Not content with climbing Mt Kilimanjaro and not content with raising thousands for charity, Alan Hanna of Pitstop Fast Food in Kilkeel and Malachy Mallon, owner of the Dolphin in Armagh and Dungannon, also opened the world’s highest pop-up chippy.
Today they made the official presentation of £20,000 to The Fishermen’s Mission, having already presented £5,000 to Fortune Kids & Education Foundation Orphanage in Tanzania. Upon return they received a further £2,000 for the orphanage, from a local business man. A total of £27,000 raised!
Travelling to Tanzania to climb the 20,000 ft of Mount Kilimanjaro might seem a long way to go just to cook fish and chips. But for two award winning fish and chip shop owners, it was a clever way to give back to their local community and those much less fortunate, living five thousand miles away.
“We wanted to raise more money for the Fishermen’s Mission and we needed a big challenge to gain the sponsorship.” Said Malachy. “So at the top of the world, we did what we do best, cooked fish and chips. We had trained well for the climb and the cooking was great fun, and of course it was an amazing adventure. But it’s important to remember, the real difference we can all make in the lives of those who face daily struggles. That mixture of cheering each other on and accepting the temporary discomfort, meant we could overcome 8 days of climbing, because it was helping so many other people who have to overcome adversity every day.”
Alan added, “We were honoured and humbled to visit the Fortune Kids Orphanage. The support from McWhinney’s Sausages; Kerry Foods, Unique Seafood Ltd and Florigo Frying Solutions, has been superb and we had brought some of the food with us. We got potatoes at a local market and despite no running water and only a two ring gas stove, we practiced our pop-up cooking skills, for the staff and children. The sausages, fish and chips were devoured.”
Alan and Malachy donated five thousand pounds to the orphanage, which is 14.7 million Tanzanian shillings. It provided food, mattresses, payment of their rent for 1 year and crucially, access to running water.
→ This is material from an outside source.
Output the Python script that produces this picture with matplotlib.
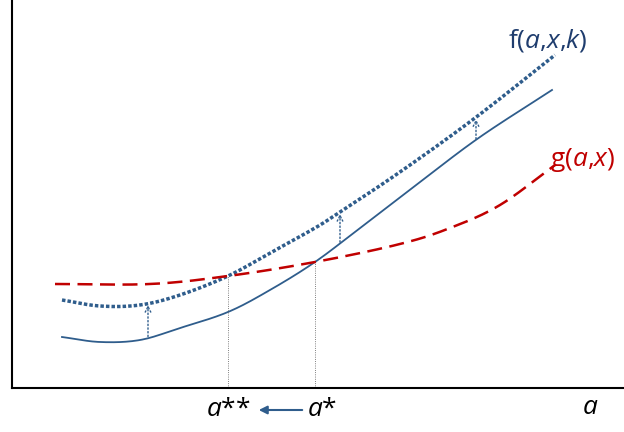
import matplotlib
matplotlib.use("Agg")
import matplotlib.pyplot as plt
import numpy as np

# curve samples (x, height)
f_x = [62, 100, 140, 180, 228, 270, 315, 360, 420, 480, 552]
f_y = [95, 90, 92, 104, 120, 142, 170, 204, 250, 295, 342]
fk_x = [62, 100, 140, 180, 228, 270, 315, 340, 400, 475, 555]
fk_y = [132, 126, 127, 137, 156, 179, 204, 220, 260, 314, 377]
g_x = [55, 150, 228, 315, 400, 450, 500, 555]
g_y = [148, 148, 156, 170, 188, 204, 227, 267]
a_star, a_2star = 315, 228
shift_x = [148, 340, 476]

plt.rcParams["font.family"] = ["Open Sans", "DejaVu Sans"]
plt.rcParams["mathtext.fontset"] = "custom"
plt.rcParams["mathtext.it"] = "Open Sans:italic"
plt.rcParams["mathtext.rm"] = "Open Sans"

fig = plt.figure(figsize=(6.24, 4.32), dpi=100)
ax = fig.add_axes([12 / 624, 44 / 432, 612 / 624, 388 / 432])
ax.set_xlim(12, 624)
ax.set_ylim(44, 432)
for s in ["top", "right"]:
    ax.spines[s].set_visible(False)
ax.spines["left"].set_linewidth(1.5)
ax.spines["bottom"].set_linewidth(1.5)
ax.set_xticks([])
ax.set_yticks([])

blue = "#2f5d8c"
red = "#c00000"


def smooth(xs, ys, n=20):
    """Catmull-Rom through the sampled points"""
    p = np.column_stack([xs, ys]).astype(float)
    p = np.vstack([2 * p[0] - p[1], p, 2 * p[-1] - p[-2]])
    out = []
    t = np.linspace(0, 1, n, endpoint=False)[:, None]
    for i in range(1, len(p) - 2):
        p0, p1, p2, p3 = p[i - 1], p[i], p[i + 1], p[i + 2]
        seg = 0.5 * ((2 * p1) + (-p0 + p2) * t + (2 * p0 - 5 * p1 + 4 * p2 - p3) * t ** 2
                     + (-p0 + 3 * p1 - 3 * p2 + p3) * t ** 3)
        out.append(seg)
    out.append(p[-2][None, :])
    out = np.vstack(out)
    return out[:, 0], out[:, 1]


ax.plot(*smooth(f_x, f_y), color=blue, lw=1.3)
ax.plot(*smooth(fk_x, fk_y), color=blue, lw=2.5, ls=(0, (1, 0.6)))
ax.plot(*smooth(g_x, g_y), color=red, lw=1.8, ls=(0, (6, 3)))

for xv in (a_2star, a_star):
    top = np.interp(xv, g_x, g_y)
    ax.plot([xv, xv], [44, top], color="#555555", lw=0.6, ls=":")

for xv in shift_x:
    y0 = np.interp(xv, f_x, f_y) + 1
    y1 = np.interp(xv, fk_x, fk_y) - 2
    ax.annotate("", xy=(xv, y1), xytext=(xv, y0),
                arrowprops=dict(arrowstyle="->", color=blue, lw=1.0, ls=":",
                                shrinkA=0, shrinkB=0))

ax.text(548, 392, r"f($\mathit{a}$,$\mathit{x}$,$\mathit{k}$)", color="#1f3d6e", fontsize=19, ha="center", va="center")
ax.text(583, 272, r"g($\mathit{a}$,$\mathit{x}$)", color=red, fontsize=19, ha="center", va="center")
fig.text(228 / 624, 1 - 410 / 432, r"$\mathit{a}$**", fontsize=19, ha="center", va="center")
fig.text(322 / 624, 1 - 410 / 432, r"$\mathit{a}$*", fontsize=19, ha="center", va="center")
fig.text(590 / 624, 1 - 408 / 432, r"$\mathit{a}$", fontsize=19, ha="center", va="center")
fig.patches.append(matplotlib.patches.FancyArrowPatch(
    (305 / 624, 1 - 410 / 432), (256 / 624, 1 - 410 / 432), transform=fig.transFigure,
    arrowstyle="-|>", mutation_scale=12, color=blue, lw=1.5))

fig.savefig("out.png", dpi=100)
In a recent email the orphanage said they were keeping well, despite battling malaria. Malachy said, “We’ve learned the donation also helped pay health insurance for the children, and wages for the security guard, a teacher and fittingly, the matron and chef. That kind of change in people’s lives is why we set out to fundraise.”
Alan and Malachy set out as part of a small group of climbers, led by a team of 30 porters. “We learnt some Swahili. Jambo (hello), asante (thank you) and polepole, meaning slowly!” laughs Alan. He said, “Each stage was breathtaking. The nights were extremely cold and lack of sleep added to the worry of low oxygen levels and altitude sickness. Mind you, the porters danced and sang each night and we officially opened the pop-up chippy in Barafu Camp, 15,255ft above sea level.”
“Setting off at 11.45 at night, for the final climb to the summit, there were still moments we thought we might not make it.” said Alan. “One of the group had to pull out, just an hour from the summit. Knowing people had been donating and knowing how much the Fishermen’s Mission needed the support, kept us focused.”
The Fishermen’s Mission delivers welfare support from its three centres in Kilkeel, Ardglass and Portavogie. They help with emergency grants to fishermen and their families in times of need. They provide an emergency response all year round, for the survivor’s of fishing emergencies and accidents and to the families for those lost at sea or sadly killed. They work alongside rescue teams and help with accommodation, food and clothing. They also provide local and migrant fishermen with a place to rest after fishing, providing facilities such as a laundry room and a range of welfare help.
On the 9th September 2018, at 7.30am Alan and Malachy reached the summit of Mt Kilimanjaro, the world’s highest free-standing mountain. Back home, Alan and Malachy agreed, “Multiple missions accomplished.”